Next-generation sequencing for the diagnosis of MYH9-RD: Predicting pathogenic variants.
Bury L., Megy K., Stephens JC., Grassi L., Greene D., Gleadall N., Althaus K., Allsup D., Bariana TK., Bonduel M., Butta NV., Collins P., Curry N., Deevi SVV., Downes K., Duarte D., Elliott K., Falcinelli E., Furie B., Keeling D., Lambert MP., Linger R., Mangles S., Mapeta R., Millar CM., Penkett C., Perry DJ., Stirrups KE., Turro E., Westbury SK., Wu J., BioResource N., Gomez K., Freson K., Ouwehand WH., Gresele P., Simeoni I.

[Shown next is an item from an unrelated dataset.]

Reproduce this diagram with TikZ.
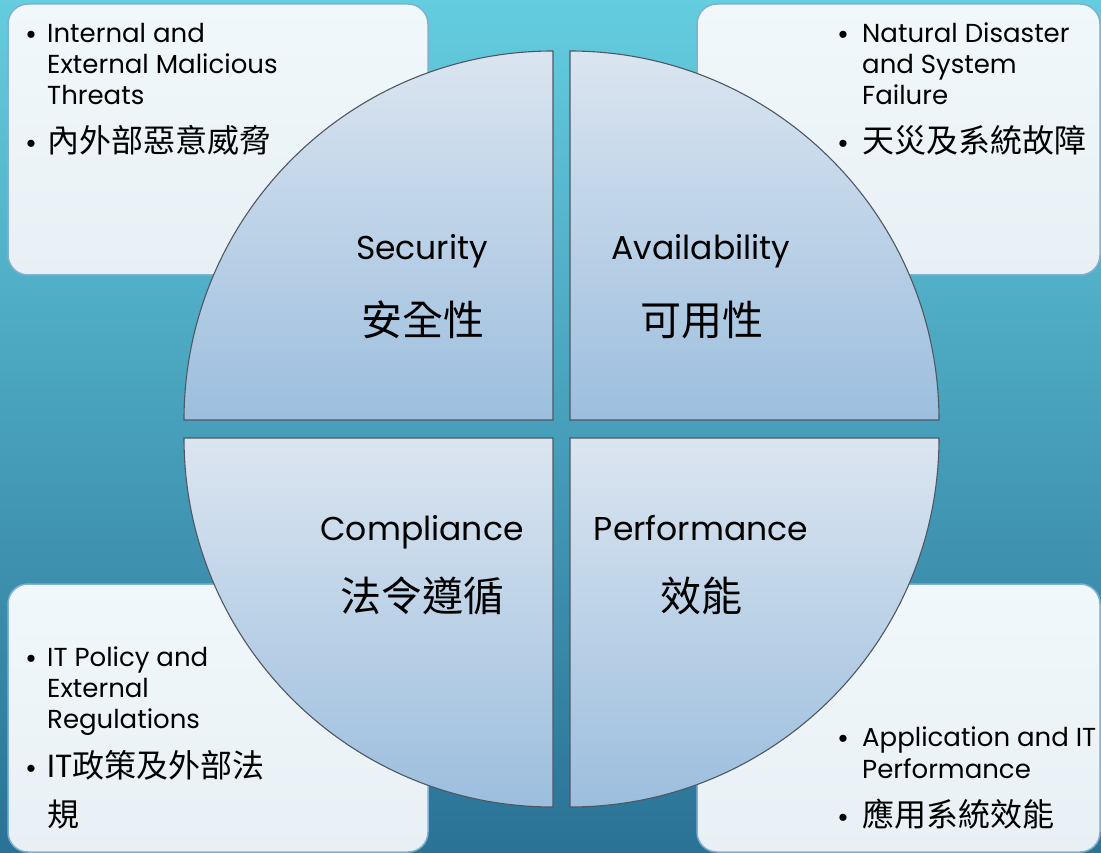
\documentclass[tikz,border=0pt]{standalone}
\usepackage{fontspec}
\setmainfont{Poppins}
\newfontfamily\cjkfont{Noto Sans CJK TC}
\usetikzlibrary{positioning}

\definecolor{bgtop}{RGB}{100,205,223}
\definecolor{bgmid}{RGB}{78,180,204}
\definecolor{bgbot}{RGB}{42,114,150}
\definecolor{boxtop}{RGB}{240,248,251}
\definecolor{boxbot}{RGB}{232,240,245}
\definecolor{boxline}{RGB}{128,176,210}
\definecolor{sectop}{RGB}{219,229,240}
\definecolor{secbot}{RGB}{156,190,222}
\definecolor{secline}{RGB}{78,88,98}

\tikzset{
  notebox/.style={draw=boxline, line width=1.5pt, top color=boxtop, bottom color=boxbot, rounded corners=20pt},
  sector/.style={draw=secline, line width=1.1pt, top color=sectop, bottom color=secbot},
  head/.style={font=\fontsize{33}{40}\selectfont, anchor=base, inner sep=0pt},
  headzh/.style={font=\cjkfont\fontsize{41}{45}\selectfont, anchor=base, inner sep=0pt},
  item/.style={font=\fontsize{26}{31}\selectfont, anchor=base west, inner sep=0pt},
  itemzh/.style={font=\cjkfont\fontsize{32}{49}\selectfont, anchor=base west, inner sep=0pt},
  bullet/.style={font=\fontsize{29}{31}\selectfont, anchor=base, inner sep=0pt},
}

\begin{document}
\begin{tikzpicture}[x=1pt, y=-1pt]
    %% Background
    \useasboundingbox (0,0) rectangle (1101,853);
    \shade[top color=bgtop, middle color=bgmid, bottom color=bgbot] (0,0) rectangle (1101,853);

    %% Corner boxes
    \begin{scope}
    \clip (0,0) rectangle (1101,853);
    \draw[notebox] (8,4) rectangle (428,275);
    \draw[notebox] (697,4) rectangle (1100,275);
    \draw[notebox] (8,584) rectangle (428,852);
    \draw[notebox] (697,584) rectangle (1100,852);
    \end{scope}

    %% Quarter circles
    \draw[sector] (553,420) -- (184,420) arc[start angle=180, end angle=270, radius=369] -- cycle;
    \draw[sector] (570,420) -- (570,51) arc[start angle=270, end angle=360, radius=369] -- cycle;
    \draw[sector] (553,438) -- (553,807) arc[start angle=90, end angle=180, radius=369] -- cycle;
    \draw[sector] (570,438) -- (939,438) arc[start angle=0, end angle=90, radius=369] -- cycle;

    %% Headings
    \node[head] (sec) at (422,260) {Security};
    \node[headzh] (seczh) at (423,335) {安全性};
    \node[head] (ava) at (701,260) {Availability};
    \node[headzh] (avazh) at (702,335) {可用性};
    \node[head] (com) at (422,540) {Compliance};
    \node[headzh] (comzh) at (422,611) {法令遵循};
    \node[head] (per) at (701,540) {Performance};
    \node[headzh] (perzh) at (701,611) {效能};

    %% Notes, top left
    \node[bullet] (tlA) at (31,45) {•};
    \node[item] (tl1) at (47,43) {Internal and};
    \node[item] (tl2) at (47,74) {External Malicious};
    \node[item] (tl3) at (47,105) {Threats};
    \node[bullet] (tlB) at (31,154) {•};
    \node[itemzh] (tl4) at (47,153) {內外部惡意威脅};

    %% Notes, top right
    \node[bullet] (trA) at (843,45) {•};
    \node[item] (tr1) at (862,43) {Natural Disaster};
    \node[item] (tr2) at (862,74) {and System};
    \node[item] (tr3) at (862,105) {Failure};
    \node[bullet] (trB) at (843,154) {•};
    \node[itemzh] (tr4) at (862,153) {天災及系統故障};

    %% Notes, bottom left
    \node[bullet] (blA) at (31,668) {•};
    \node[item] (bl1) at (47,666) {IT Policy and};
    \node[item] (bl2) at (47,697) {External};
    \node[item] (bl3) at (47,728) {Regulations};
    \node[bullet] (blB) at (31,778) {•};
    \node[itemzh] (bl4) at (47,777) {{\rmfamily IT}政策及外部法};
    \node[itemzh] (bl5) at (47,826) {規};

    %% Notes, bottom right
    \node[bullet] (brA) at (843,748) {•};
    \node[item] (br1) at (862,746) {Application and IT};
    \node[item] (br2) at (862,778) {Performance};
    \node[bullet] (brB) at (843,827) {•};
    \node[itemzh] (br3) at (862,826) {應用系統效能};
\end{tikzpicture}
\end{document}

The heterogeneous manifestations of MYH9-related disorder (MYH9-RD), characterized by macrothrombocytopenia, Döhle-like inclusion bodies in leukocytes, bleeding of variable severity with, in some cases, ear, eye, kidney, and liver involvement, make the diagnosis for these patients still challenging in clinical practice. We collected phenotypic data and analyzed the genetic variants in more than 3,000 patients with a bleeding or platelet disorder. Patients were enrolled in the BRIDGE-BPD and ThromboGenomics Projects and their samples processed by high throughput sequencing (HTS). We identified 50 patients with a rare variant in MYH9. All patients had macrothrombocytes and all except two had thrombocytopenia. Some degree of bleeding diathesis was reported in 41 of the 50 patients. Eleven patients presented hearing impairment, three renal failure and two elevated liver enzymes. Among the 28 rare variants identified in MYH9, 12 were novel. HTS was instrumental in diagnosing 23 patients (46%). Our results confirm the clinical heterogeneity of MYH9-RD and show that, in the presence of an unclassified platelet disorder with macrothrombocytes, MYH9-RD should always be considered. A HTS-based strategy is a reliable method to reach a conclusive diagnosis of MYH9-RD in clinical practice.